Without including any images, repeat the data exactly.

=-=-=

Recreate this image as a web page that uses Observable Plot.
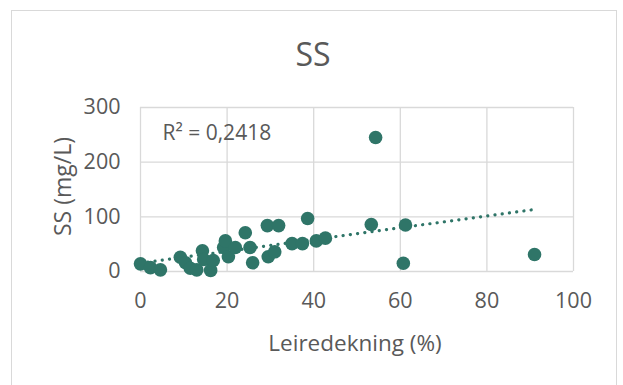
<!DOCTYPE html>
<html><head><meta charset="utf-8">
<script src="https://cdn.jsdelivr.net/npm/d3@7"></script>
<script src="https://cdn.jsdelivr.net/npm/@observablehq/plot@0.6"></script>
<style>
body{margin:0;background:#fff;}
#frame{position:absolute;left:11px;top:10px;width:606px;height:390px;border:1.5px solid #d9d9d9;box-sizing:border-box;}
#chart{position:absolute;left:0;top:0;}
</style></head><body>
<div id="frame"></div><div id="chart"></div>
<script>
const leiredekning = [0, 2.3, 4.6, 9.2, 10.4, 11.5, 13, 14.3, 14.6, 16.2, 16.8, 19.2, 19.6, 20.3, 21.9, 24.2, 25.3, 25.9, 29.3, 31.9, 29.5, 31, 35, 37.4, 38.6, 40.6, 42.7, 53.3, 54.3, 60.7, 61.2, 91];
const ss = [14, 7, 3, 26, 16, 6, 3, 38, 22, 2, 20, 44, 56, 27, 44, 71, 44, 16, 84, 84, 27, 36, 51, 51, 97, 56, 61, 86, 245, 15, 85, 31];
const xTicks = [0, 20, 40, 60, 80, 100];
const yTicks = [0, 100, 200, 300];
const title = "SS";
const xLabel = "Leiredekning (%)";
const yLabel = "SS (mg/L)";
const r2Label = "R² = 0,2418";

const data = leiredekning.map((x, i) => ({x, y: ss[i]}));
const color = "#2f7568";
const textColor = "#595959";

const plot = Plot.plot({
  width: 623, height: 385,
  marginLeft: 140, marginRight: 50, marginTop: 107, marginBottom: 114,
  style: {fontFamily: "Open Sans", fontSize: "21.5px", color: textColor, background: "transparent", overflow: "visible"},
  x: {domain: [0, 100]},
  y: {domain: [0, 300]},
  marks: [
    Plot.gridX(xTicks, {stroke: "#d9d9d9", strokeOpacity: 1, strokeWidth: 1.3}),
    Plot.gridY(yTicks, {stroke: "#d9d9d9", strokeOpacity: 1, strokeWidth: 1.3}),
    Plot.axisX({ticks: xTicks, tickSize: 0, tickPadding: 21, label: null, fill: textColor}),
    Plot.axisY({ticks: yTicks, tickSize: 0, tickPadding: 20, label: null, fill: textColor}),
    Plot.linearRegressionY(data, {x: "x", y: "y", stroke: color, strokeWidth: 3.2, strokeDasharray: "0.1,7.2", strokeLinecap: "round", ci: 0}),
    Plot.dot(data, {x: "x", y: "y", r: 6.8, fill: color}),
    Plot.text([r2Label], {text: d => d, frameAnchor: "top-left", textAnchor: "start", lineAnchor: "middle", dx: 22, dy: 26, fontSize: 21, fill: textColor}),
    Plot.text([title], {text: d => d, frameAnchor: "top", lineAnchor: "middle", dx: -44, dy: -52, fontSize: 32, fill: textColor}),
    Plot.text([xLabel], {text: d => d, frameAnchor: "bottom", lineAnchor: "middle", dx: -2, dy: 72, fontSize: 22.5, fill: textColor}),
    Plot.text([yLabel], {text: d => d, frameAnchor: "left", textAnchor: "middle", lineAnchor: "middle", rotate: -90, dx: -77, dy: -3, fontSize: 23, fill: textColor})
  ]
});
document.getElementById("chart").appendChild(plot);
</script>
</body></html>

=-=-=

> ANSWER BELOW
Recreate this image as a web page that uses Observable Plot.
<!DOCTYPE html>
<html><head><meta charset="utf-8">
<script src="https://cdn.jsdelivr.net/npm/d3@7"></script>
<script src="https://cdn.jsdelivr.net/npm/@observablehq/plot@0.6"></script>
<style>
body{margin:0;background:#fff;}
#frame{position:absolute;left:11px;top:10px;width:606px;height:390px;border:1.5px solid #d9d9d9;box-sizing:border-box;}
#chart{position:absolute;left:0;top:0;}
</style></head><body>
<div id="frame"></div><div id="chart"></div>
<script>
const leiredekning = [0, 2.3, 4.6, 9.2, 10.4, 11.5, 13, 14.3, 14.6, 16.2, 16.8, 19.2, 19.6, 20.3, 21.9, 24.2, 25.3, 25.9, 29.3, 31.9, 29.5, 31, 35, 37.4, 38.6, 40.6, 42.7, 53.3, 54.3, 60.7, 61.2, 91];
const ss = [14, 7, 3, 26, 16, 6, 3, 38, 22, 2, 20, 44, 56, 27, 44, 71, 44, 16, 84, 84, 27, 36, 51, 51, 97, 56, 61, 86, 245, 15, 85, 31];
const xTicks = [0, 20, 40, 60, 80, 100];
const yTicks = [0, 100, 200, 300];
const title = "SS";
const xLabel = "Leiredekning (%)";
const yLabel = "SS (mg/L)";
const r2Label = "R² = 0,2418";

const data = leiredekning.map((x, i) => ({x, y: ss[i]}));
const color = "#2f7568";
const textColor = "#595959";

const plot = Plot.plot({
  width: 623, height: 385,
  marginLeft: 140, marginRight: 50, marginTop: 107, marginBottom: 114,
  style: {fontFamily: "Open Sans", fontSize: "21.5px", color: textColor, background: "transparent", overflow: "visible"},
  x: {domain: [0, 100]},
  y: {domain: [0, 300]},
  marks: [
    Plot.gridX(xTicks, {stroke: "#d9d9d9", strokeOpacity: 1, strokeWidth: 1.3}),
    Plot.gridY(yTicks, {stroke: "#d9d9d9", strokeOpacity: 1, strokeWidth: 1.3}),
    Plot.axisX({ticks: xTicks, tickSize: 0, tickPadding: 21, label: null, fill: textColor}),
    Plot.axisY({ticks: yTicks, tickSize: 0, tickPadding: 20, label: null, fill: textColor}),
    Plot.linearRegressionY(data, {x: "x", y: "y", stroke: color, strokeWidth: 3.2, strokeDasharray: "0.1,7.2", strokeLinecap: "round", ci: 0}),
    Plot.dot(data, {x: "x", y: "y", r: 6.8, fill: color}),
    Plot.text([r2Label], {text: d => d, frameAnchor: "top-left", textAnchor: "start", lineAnchor: "middle", dx: 22, dy: 26, fontSize: 21, fill: textColor}),
    Plot.text([title], {text: d => d, frameAnchor: "top", lineAnchor: "middle", dx: -44, dy: -52, fontSize: 32, fill: textColor}),
    Plot.text([xLabel], {text: d => d, frameAnchor: "bottom", lineAnchor: "middle", dx: -2, dy: 72, fontSize: 22.5, fill: textColor}),
    Plot.text([yLabel], {text: d => d, frameAnchor: "left", textAnchor: "middle", lineAnchor: "middle", rotate: -90, dx: -77, dy: -3, fontSize: 23, fill: textColor})
  ]
});
document.getElementById("chart").appendChild(plot);
</script>
</body></html>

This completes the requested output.